The group increased order intake from EUR 8.4 billion in the same period last year to EUR 10.1 billion, with the Marine Systems segment achieving significant growth thanks to orders from Singapore and service orders from the German Navy. Demand in the Automotive Technologies segment remained limited. The Steel Europe and Materials Services segments were affected by declines due to price and demand factors. The Decarbon Technologies segment performed below the previous year.
Group sales decreased to EUR 8.2 billion, affected by low demand and prices in the Automotive Technologies, Materials Services, and Steel Europe segments. The Decarbon Technologies segment also remained generally below last year's level. Marine Systems managed to increase its sales with new construction and service projects.
Adjusted EBITDA reached EUR 155 million, supported by earnings growth in the Decarbon Technologies segment and positive one-off effects. Low sales and reduced capacity utilization in Steel Europe negatively impacted earnings. Earnings in Marine Systems were affected by higher costs related to the goal of establishing an independent setup.
Free cash flow before M\&A came in at EUR 227 million, above the previous year's level. As of June 30, 2025, net financial assets stood at EUR 3.7 billion, with cash and unused credit lines totaling EUR 5.7 billion.
Net loss amounted to EUR 255 million, driven by approximately EUR 135 million in tax effects related to the preparation for the separation of Marine Systems, around EUR 100 million in impairments in Steel Europe, and EUR 70 million in restructuring expenses in Automotive Technologies. After deducting minority interests, net income was EUR 278 million, with earnings per share at EUR 0.45. Equity reached EUR 9.9 billion, with the equity ratio just below 35%.
By segment, thyssenkrupp is continuing its restructuring process as planned. Automotive Technologies will adopt a new structure of four business units as of October 1, 2025; cost-cutting measures, including the reduction of around 1,800 jobs, will generate savings of more than EUR 150 million.
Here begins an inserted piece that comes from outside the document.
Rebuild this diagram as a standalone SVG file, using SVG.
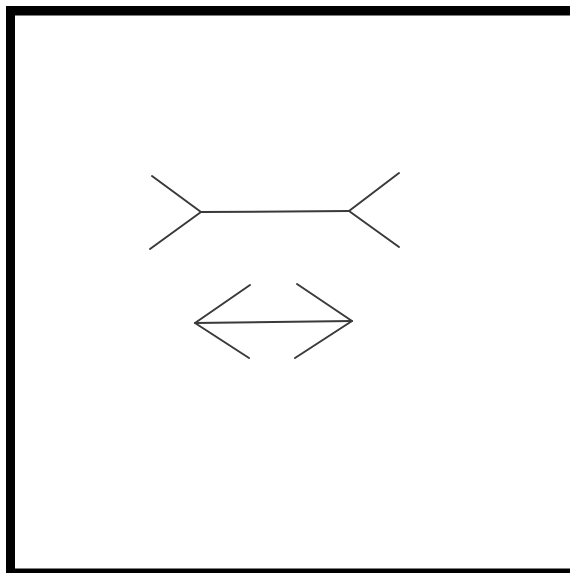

Decarbon Technologies is contributing to the sustainable transformation of energy-intensive industries, Materials Services is strengthening its supply chain services, and Steel Europe is continuing its strategic restructuring.
Marine Systems will be listed independently on the stock exchange with minority shareholders transferring their shares, and 49% of the new TKMS AG & Co. KGaA will be transferred directly to thyssenkrupp AG shareholders. Expected demand growth and geostrategic developments in the coming years will provide growth opportunities for TKMS.
For the 2024/2025 fiscal year, the group updated its sales forecasts for the Automotive Technologies, Materials Services, and Steel Europe segments. Sales are expected to be in the range of 5–7%, and the adjusted EBITDA forecast has been narrowed to the lower end of EUR 600–1,000 million. Investments are planned in the range of EUR 1,400–1,600 million. Free cash flow before M\&A is expected to be between EUR 0–300 million, and net profit is forecast to be between EUR 100–500 million.
thyssenkrupp AG CFO Dr. Axel Hamann stated , “Despite challenging market conditions, we are confident of achieving our positive free cash flow target before M\&A. Structural measures to increase efficiency and reduce costs are being systematically implemented across all segments.”